* begin *
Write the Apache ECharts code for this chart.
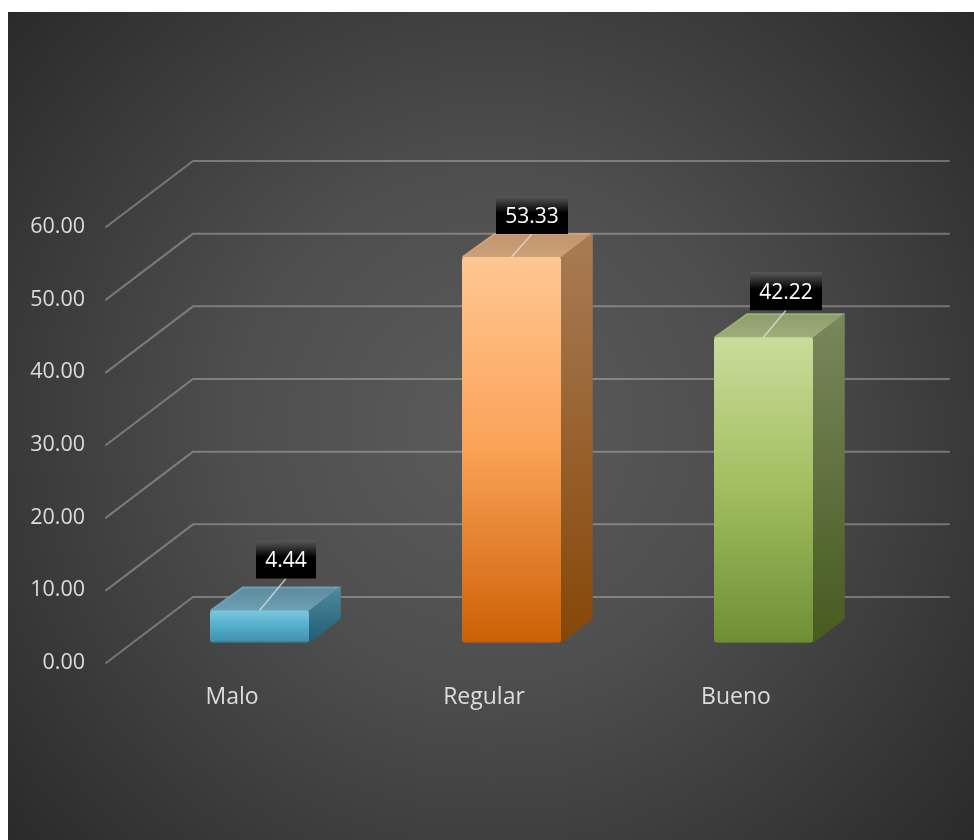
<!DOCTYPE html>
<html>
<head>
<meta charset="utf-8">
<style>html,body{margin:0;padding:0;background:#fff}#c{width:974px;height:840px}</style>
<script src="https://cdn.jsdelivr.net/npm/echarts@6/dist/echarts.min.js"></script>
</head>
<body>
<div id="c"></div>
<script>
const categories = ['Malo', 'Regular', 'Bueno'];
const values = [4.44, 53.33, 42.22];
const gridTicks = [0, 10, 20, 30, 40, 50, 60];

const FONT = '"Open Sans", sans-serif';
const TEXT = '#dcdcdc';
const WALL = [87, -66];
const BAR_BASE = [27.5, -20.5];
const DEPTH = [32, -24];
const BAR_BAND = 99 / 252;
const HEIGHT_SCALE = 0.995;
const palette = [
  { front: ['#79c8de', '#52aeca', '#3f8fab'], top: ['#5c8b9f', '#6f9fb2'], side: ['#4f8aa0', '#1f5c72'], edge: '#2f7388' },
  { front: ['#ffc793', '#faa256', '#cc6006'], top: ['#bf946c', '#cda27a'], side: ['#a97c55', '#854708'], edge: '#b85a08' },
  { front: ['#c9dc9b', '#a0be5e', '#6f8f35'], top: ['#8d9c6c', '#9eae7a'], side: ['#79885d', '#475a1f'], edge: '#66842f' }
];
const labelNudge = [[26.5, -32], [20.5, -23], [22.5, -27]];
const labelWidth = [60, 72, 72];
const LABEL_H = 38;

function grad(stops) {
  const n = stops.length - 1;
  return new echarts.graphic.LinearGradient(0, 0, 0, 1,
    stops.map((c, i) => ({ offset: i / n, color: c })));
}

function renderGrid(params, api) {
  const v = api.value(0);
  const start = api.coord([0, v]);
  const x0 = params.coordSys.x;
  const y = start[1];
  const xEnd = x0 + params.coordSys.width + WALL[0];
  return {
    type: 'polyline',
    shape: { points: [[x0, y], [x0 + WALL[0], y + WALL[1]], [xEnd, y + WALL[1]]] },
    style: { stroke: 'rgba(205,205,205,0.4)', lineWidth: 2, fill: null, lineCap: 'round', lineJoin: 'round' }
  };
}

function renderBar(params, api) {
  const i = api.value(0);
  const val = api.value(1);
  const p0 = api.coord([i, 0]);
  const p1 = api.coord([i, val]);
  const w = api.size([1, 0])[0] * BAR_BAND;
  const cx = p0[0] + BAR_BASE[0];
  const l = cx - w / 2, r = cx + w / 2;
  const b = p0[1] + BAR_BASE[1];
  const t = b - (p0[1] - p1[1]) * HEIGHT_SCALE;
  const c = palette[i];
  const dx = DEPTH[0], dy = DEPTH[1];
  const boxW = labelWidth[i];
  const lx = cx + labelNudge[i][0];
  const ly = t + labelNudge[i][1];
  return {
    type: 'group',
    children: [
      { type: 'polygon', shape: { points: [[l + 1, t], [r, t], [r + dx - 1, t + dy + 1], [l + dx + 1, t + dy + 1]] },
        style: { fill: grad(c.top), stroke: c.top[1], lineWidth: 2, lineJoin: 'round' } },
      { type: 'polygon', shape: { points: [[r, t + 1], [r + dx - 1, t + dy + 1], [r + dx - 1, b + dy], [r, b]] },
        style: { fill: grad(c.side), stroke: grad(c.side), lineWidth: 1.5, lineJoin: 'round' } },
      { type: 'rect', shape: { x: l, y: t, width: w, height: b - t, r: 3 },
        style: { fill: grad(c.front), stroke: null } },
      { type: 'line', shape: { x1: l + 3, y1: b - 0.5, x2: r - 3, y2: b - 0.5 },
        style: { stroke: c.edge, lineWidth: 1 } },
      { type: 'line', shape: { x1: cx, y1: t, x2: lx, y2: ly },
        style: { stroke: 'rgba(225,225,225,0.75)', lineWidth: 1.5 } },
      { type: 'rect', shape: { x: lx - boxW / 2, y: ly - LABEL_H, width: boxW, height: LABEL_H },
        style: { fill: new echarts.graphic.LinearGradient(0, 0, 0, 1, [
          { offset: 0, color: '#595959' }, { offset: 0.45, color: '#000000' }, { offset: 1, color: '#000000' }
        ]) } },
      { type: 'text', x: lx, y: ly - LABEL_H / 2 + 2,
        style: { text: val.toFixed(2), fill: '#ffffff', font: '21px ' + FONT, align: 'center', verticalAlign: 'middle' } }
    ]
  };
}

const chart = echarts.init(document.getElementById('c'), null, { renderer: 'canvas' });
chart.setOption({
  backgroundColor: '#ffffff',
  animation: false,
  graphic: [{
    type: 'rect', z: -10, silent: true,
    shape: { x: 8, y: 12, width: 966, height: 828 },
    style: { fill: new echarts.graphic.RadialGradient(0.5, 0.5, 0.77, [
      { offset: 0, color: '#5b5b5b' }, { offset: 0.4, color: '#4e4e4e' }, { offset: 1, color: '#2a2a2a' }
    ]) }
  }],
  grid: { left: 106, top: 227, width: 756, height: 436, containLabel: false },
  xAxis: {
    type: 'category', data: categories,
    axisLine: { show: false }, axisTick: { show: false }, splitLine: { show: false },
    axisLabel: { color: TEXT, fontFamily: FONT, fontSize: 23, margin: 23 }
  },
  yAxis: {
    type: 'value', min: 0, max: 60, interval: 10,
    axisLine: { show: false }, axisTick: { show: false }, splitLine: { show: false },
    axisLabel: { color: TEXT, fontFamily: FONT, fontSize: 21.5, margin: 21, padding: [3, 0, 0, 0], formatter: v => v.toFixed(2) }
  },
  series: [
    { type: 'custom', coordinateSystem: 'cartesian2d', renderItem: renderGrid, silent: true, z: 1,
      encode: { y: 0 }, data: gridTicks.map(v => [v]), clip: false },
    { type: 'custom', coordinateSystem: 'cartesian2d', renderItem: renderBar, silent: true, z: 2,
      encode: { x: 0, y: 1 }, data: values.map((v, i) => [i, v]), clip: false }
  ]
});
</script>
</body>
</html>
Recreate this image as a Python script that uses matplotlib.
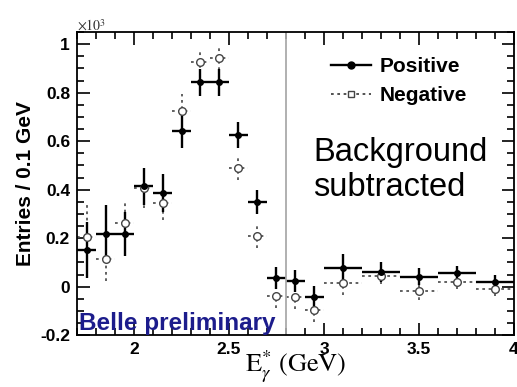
* end *
_AIM_
Leave out the pictures and copy the rest of the material above exactly.

_RESPONSE BELOW_
Write the Apache ECharts code for this chart.
<!DOCTYPE html>
<html>
<head>
<meta charset="utf-8">
<style>html,body{margin:0;padding:0;background:#fff}#c{width:974px;height:840px}</style>
<script src="https://cdn.jsdelivr.net/npm/echarts@6/dist/echarts.min.js"></script>
</head>
<body>
<div id="c"></div>
<script>
const categories = ['Malo', 'Regular', 'Bueno'];
const values = [4.44, 53.33, 42.22];
const gridTicks = [0, 10, 20, 30, 40, 50, 60];

const FONT = '"Open Sans", sans-serif';
const TEXT = '#dcdcdc';
const WALL = [87, -66];
const BAR_BASE = [27.5, -20.5];
const DEPTH = [32, -24];
const BAR_BAND = 99 / 252;
const HEIGHT_SCALE = 0.995;
const palette = [
  { front: ['#79c8de', '#52aeca', '#3f8fab'], top: ['#5c8b9f', '#6f9fb2'], side: ['#4f8aa0', '#1f5c72'], edge: '#2f7388' },
  { front: ['#ffc793', '#faa256', '#cc6006'], top: ['#bf946c', '#cda27a'], side: ['#a97c55', '#854708'], edge: '#b85a08' },
  { front: ['#c9dc9b', '#a0be5e', '#6f8f35'], top: ['#8d9c6c', '#9eae7a'], side: ['#79885d', '#475a1f'], edge: '#66842f' }
];
const labelNudge = [[26.5, -32], [20.5, -23], [22.5, -27]];
const labelWidth = [60, 72, 72];
const LABEL_H = 38;

function grad(stops) {
  const n = stops.length - 1;
  return new echarts.graphic.LinearGradient(0, 0, 0, 1,
    stops.map((c, i) => ({ offset: i / n, color: c })));
}

function renderGrid(params, api) {
  const v = api.value(0);
  const start = api.coord([0, v]);
  const x0 = params.coordSys.x;
  const y = start[1];
  const xEnd = x0 + params.coordSys.width + WALL[0];
  return {
    type: 'polyline',
    shape: { points: [[x0, y], [x0 + WALL[0], y + WALL[1]], [xEnd, y + WALL[1]]] },
    style: { stroke: 'rgba(205,205,205,0.4)', lineWidth: 2, fill: null, lineCap: 'round', lineJoin: 'round' }
  };
}

function renderBar(params, api) {
  const i = api.value(0);
  const val = api.value(1);
  const p0 = api.coord([i, 0]);
  const p1 = api.coord([i, val]);
  const w = api.size([1, 0])[0] * BAR_BAND;
  const cx = p0[0] + BAR_BASE[0];
  const l = cx - w / 2, r = cx + w / 2;
  const b = p0[1] + BAR_BASE[1];
  const t = b - (p0[1] - p1[1]) * HEIGHT_SCALE;
  const c = palette[i];
  const dx = DEPTH[0], dy = DEPTH[1];
  const boxW = labelWidth[i];
  const lx = cx + labelNudge[i][0];
  const ly = t + labelNudge[i][1];
  return {
    type: 'group',
    children: [
      { type: 'polygon', shape: { points: [[l + 1, t], [r, t], [r + dx - 1, t + dy + 1], [l + dx + 1, t + dy + 1]] },
        style: { fill: grad(c.top), stroke: c.top[1], lineWidth: 2, lineJoin: 'round' } },
      { type: 'polygon', shape: { points: [[r, t + 1], [r + dx - 1, t + dy + 1], [r + dx - 1, b + dy], [r, b]] },
        style: { fill: grad(c.side), stroke: grad(c.side), lineWidth: 1.5, lineJoin: 'round' } },
      { type: 'rect', shape: { x: l, y: t, width: w, height: b - t, r: 3 },
        style: { fill: grad(c.front), stroke: null } },
      { type: 'line', shape: { x1: l + 3, y1: b - 0.5, x2: r - 3, y2: b - 0.5 },
        style: { stroke: c.edge, lineWidth: 1 } },
      { type: 'line', shape: { x1: cx, y1: t, x2: lx, y2: ly },
        style: { stroke: 'rgba(225,225,225,0.75)', lineWidth: 1.5 } },
      { type: 'rect', shape: { x: lx - boxW / 2, y: ly - LABEL_H, width: boxW, height: LABEL_H },
        style: { fill: new echarts.graphic.LinearGradient(0, 0, 0, 1, [
          { offset: 0, color: '#595959' }, { offset: 0.45, color: '#000000' }, { offset: 1, color: '#000000' }
        ]) } },
      { type: 'text', x: lx, y: ly - LABEL_H / 2 + 2,
        style: { text: val.toFixed(2), fill: '#ffffff', font: '21px ' + FONT, align: 'center', verticalAlign: 'middle' } }
    ]
  };
}

const chart = echarts.init(document.getElementById('c'), null, { renderer: 'canvas' });
chart.setOption({
  backgroundColor: '#ffffff',
  animation: false,
  graphic: [{
    type: 'rect', z: -10, silent: true,
    shape: { x: 8, y: 12, width: 966, height: 828 },
    style: { fill: new echarts.graphic.RadialGradient(0.5, 0.5, 0.77, [
      { offset: 0, color: '#5b5b5b' }, { offset: 0.4, color: '#4e4e4e' }, { offset: 1, color: '#2a2a2a' }
    ]) }
  }],
  grid: { left: 106, top: 227, width: 756, height: 436, containLabel: false },
  xAxis: {
    type: 'category', data: categories,
    axisLine: { show: false }, axisTick: { show: false }, splitLine: { show: false },
    axisLabel: { color: TEXT, fontFamily: FONT, fontSize: 23, margin: 23 }
  },
  yAxis: {
    type: 'value', min: 0, max: 60, interval: 10,
    axisLine: { show: false }, axisTick: { show: false }, splitLine: { show: false },
    axisLabel: { color: TEXT, fontFamily: FONT, fontSize: 21.5, margin: 21, padding: [3, 0, 0, 0], formatter: v => v.toFixed(2) }
  },
  series: [
    { type: 'custom', coordinateSystem: 'cartesian2d', renderItem: renderGrid, silent: true, z: 1,
      encode: { y: 0 }, data: gridTicks.map(v => [v]), clip: false },
    { type: 'custom', coordinateSystem: 'cartesian2d', renderItem: renderBar, silent: true, z: 2,
      encode: { x: 0, y: 1 }, data: values.map((v, i) => [i, v]), clip: false }
  ]
});
</script>
</body>
</html>
Recreate this image as a Python script that uses matplotlib.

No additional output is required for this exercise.